We see that he who is before everything else is the same to-day. Every note of the song of creation comes fresh from his voice. The universe is not a mere echo, reverberating from sky to sky, like a homeless wanderer—the echo of an old song sung once for all in the dim beginning of things and then left orphaned. Every moment it comes from the heart of the master, it is breathed in his breath.
And that is the reason why it overspreads the sky like a thought taking shape in a poem, and never has to break into pieces with the burden of its own accumulating weight. Hence the surprise of endless variations, the advent of the unaccountable, the ceaseless procession of individuals, each of whom is without a parallel in creation. As at the first so to the last, the beginning never ends—the world is ever old and ever new.
It is for our self to know that it must be born anew every moment of its life. It must break through all illusions that encase it in their crust to make it appear old, burdening it with death.
For life is immortal youthfulness, and it hates age that tries to clog its movements—age that belongs not to life in truth, but follows it as the shadow follows the lamp.

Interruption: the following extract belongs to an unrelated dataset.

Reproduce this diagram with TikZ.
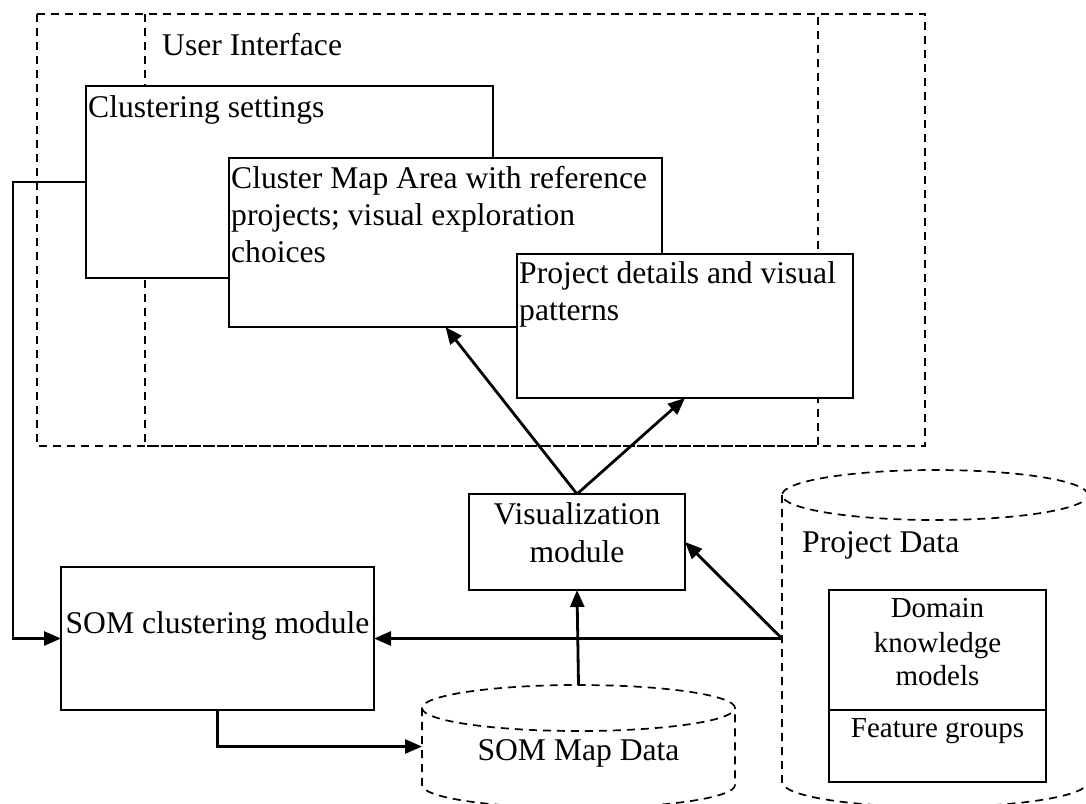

Our life, like a river, strikes its banks not to find itself closed in by them, but to realise anew every moment that it has its unending opening towards the sea. It is a poem that strikes its metre at every step not to be silenced by its rigid regulations, but to give expression every moment to the inner freedom of its harmony.
The boundary walls of our individuality thrust us back within our limits, on the one hand, and thus lead us, on the other, to the unlimited. Only when we try to make these limits infinite are we launched into an impossible contradiction and court miserable failure.
This is the cause which leads to the great revolutions in human history. Whenever the part, spurning the whole, tries to run a separate course of its own, the great pull of the all gives it a violent wrench, stops it suddenly, and brings it to the dust. Whenever the individual tries to dam the ever-flowing current of the world-force and imprison it within the area of his particular use, it brings on disaster. However powerful a king may be, he cannot raise his standard or rebellion against the infinite source of strength, which is unity, and yet remain powerful.